Negara-negara Arab sebelumnya mencetuskan digelarnya sidang khusus terbaru Majelis Umum PBB, yang bertujuan membangun tekanan terhadap Israel.
Disebutkan bahwa resolusi Majelis Umum PBB itu menyatakan kekhawatiran atas "situasi kemanusiaan yang sangat buruk di Jalur Gaza" kemudian "menuntut gencatan senjata kemanusiaan segera", dan menyerukan perlindungan warga sipil, akses kemanusiaan dan pembebasan semua sandera "segera dan tanpa syarat".
Dari 193 negara anggota, sebanyak 153 negara mendukung seruan untuk menghentikan konflik di wilayah tersebut. Sementara, 10 negara menyatakan menolak, dan 23 negara termasuk Jerman dan Inggris, abstain. Siapa saja 10 negara tersebut?
- Austria
- Ceko
- Guatemala
- Israel
- Liberia
- Mikronesia
- Nauru
- Papua Nugini
- Paraguay
- Amerika Serikat
Perlu diketahui, beberapa jam sebelum pemungutan suara di Majelis Umum PBB dimulai, Presiden AS Joe Biden mengatakan bahwa Israel mulai kehilangan dukungan internasional karena serangan yang mereka lakukan di Gaza.

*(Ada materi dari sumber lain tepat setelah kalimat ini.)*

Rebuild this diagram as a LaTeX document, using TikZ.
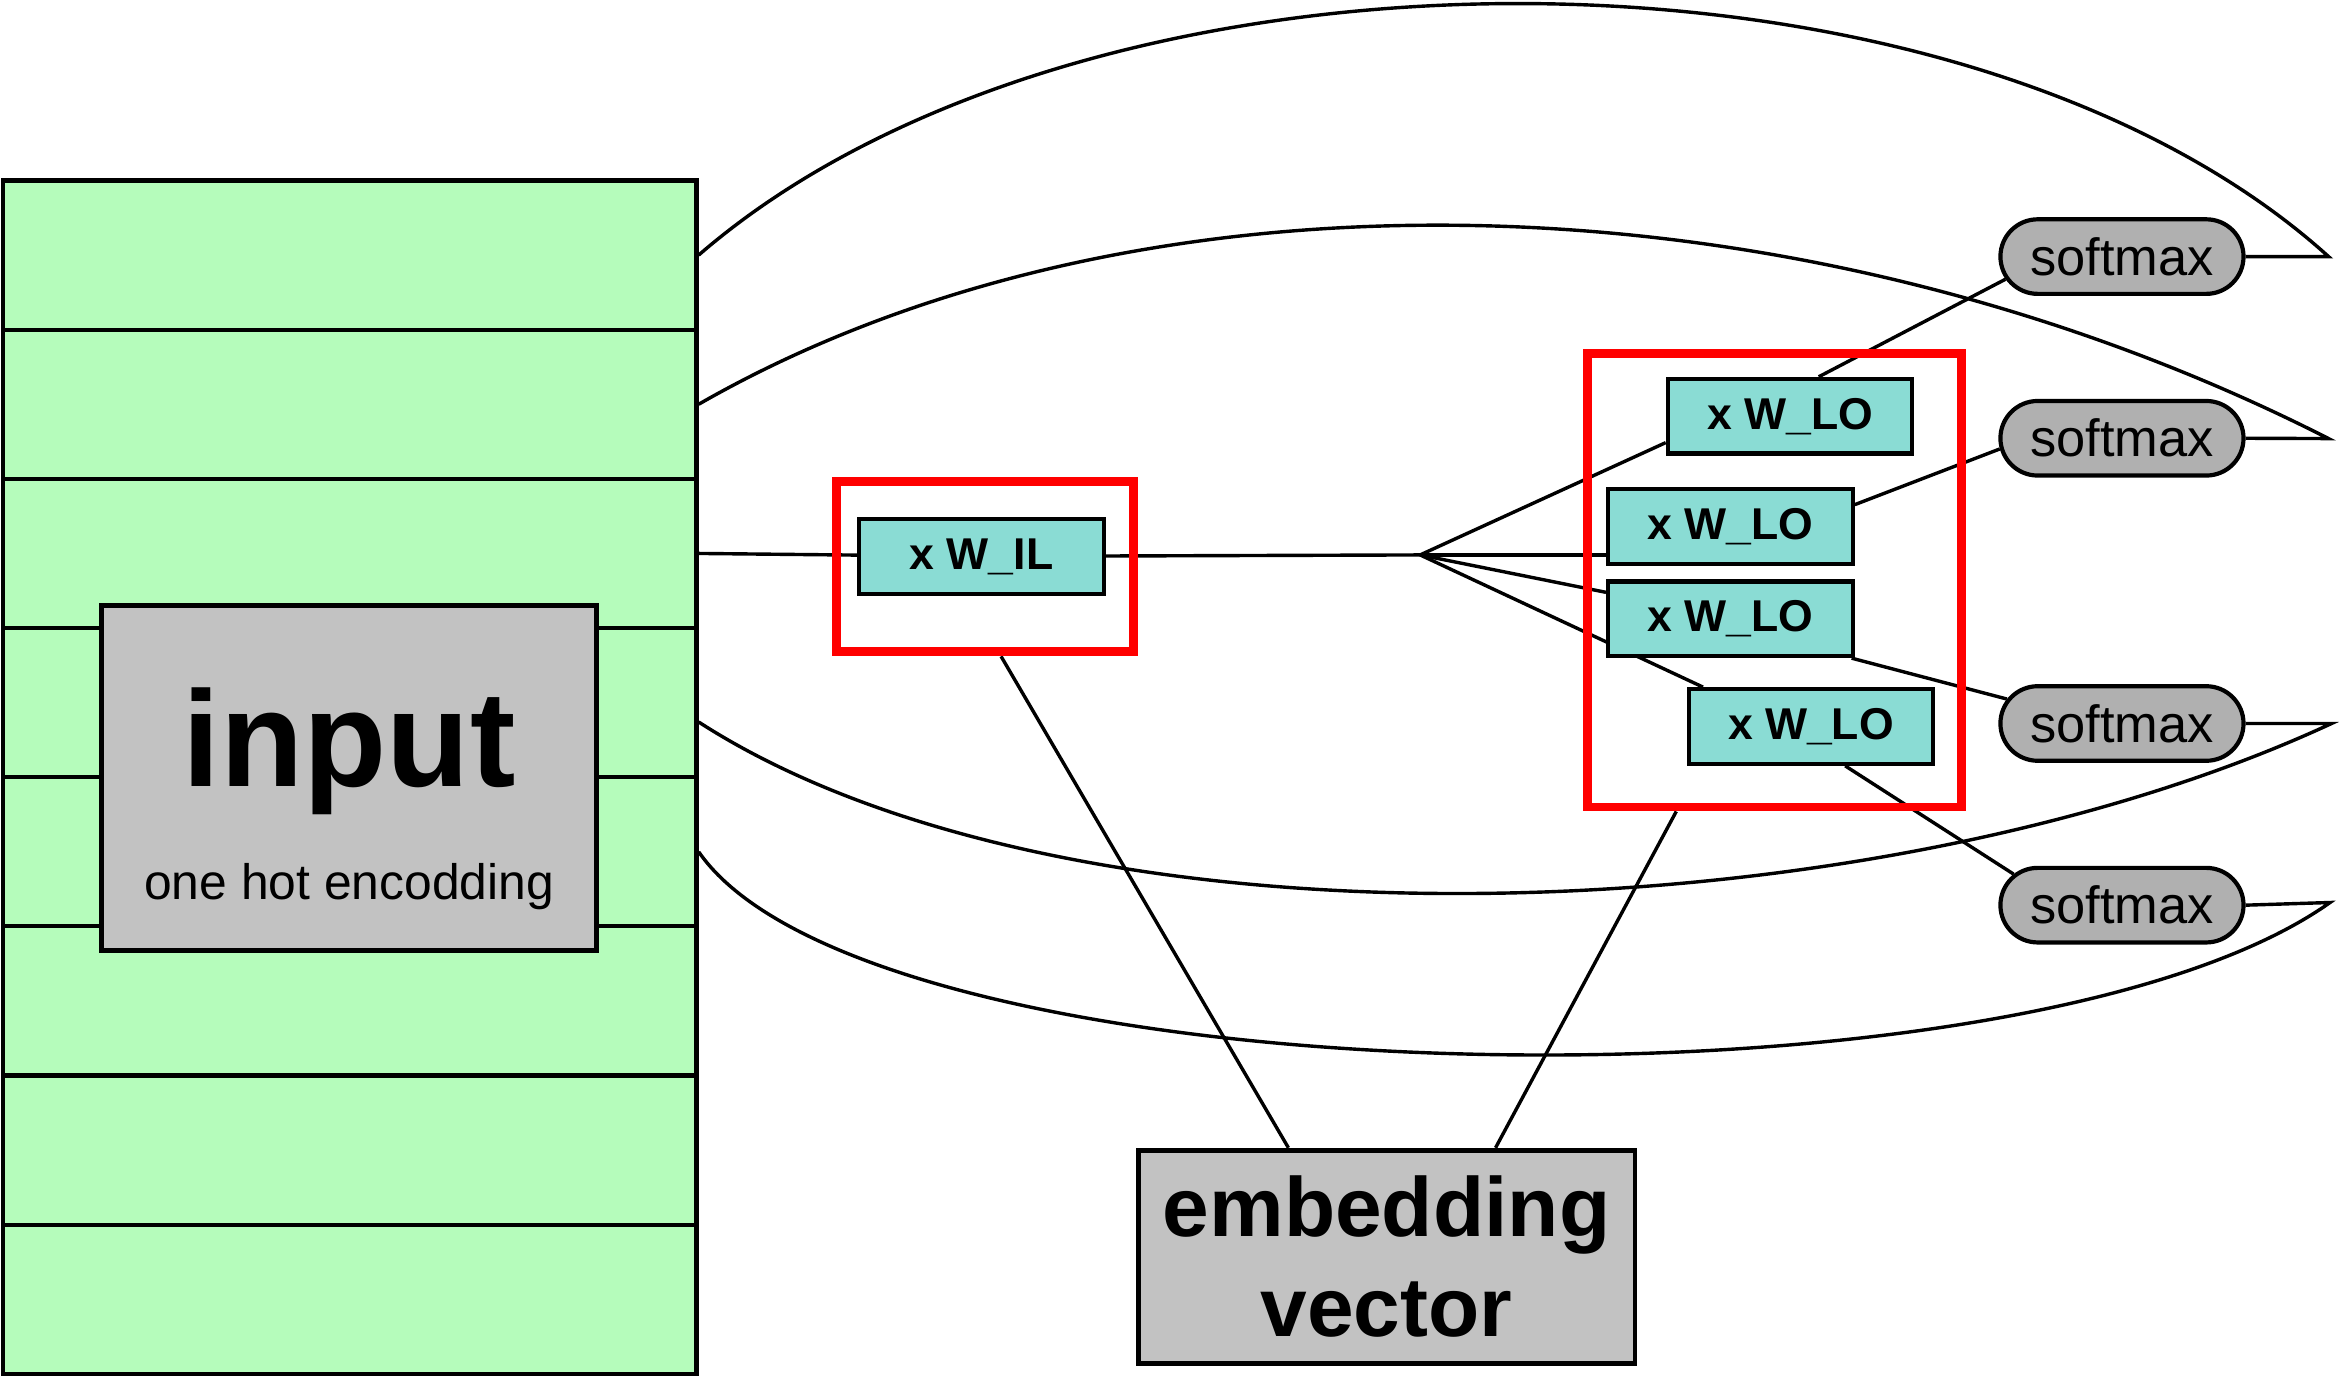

"Mereka mulai kehilangan dukungan itu,” katanya di hadapan para donor dalam sebuah acara kampanye di Washington.
Dalam pernyataan yang dinilai paling blak-blakan sejak konflik Gaza berlangsung, Biden juga mendesak Perdana Menteri Israel Benjamin Netanyahu untuk "memperkuat dan mengubah” pemerintahan garis kerasnya.
"Ini adalah pemerintahan paling konservatif dalam sejarah Israel,” kata Biden.
Menurut Biden, pemerintahan Netanyahu "tidak menginginkan solusi dua negara.” Padahal, solusi tersebut secara resmi telah didukung oleh Washington.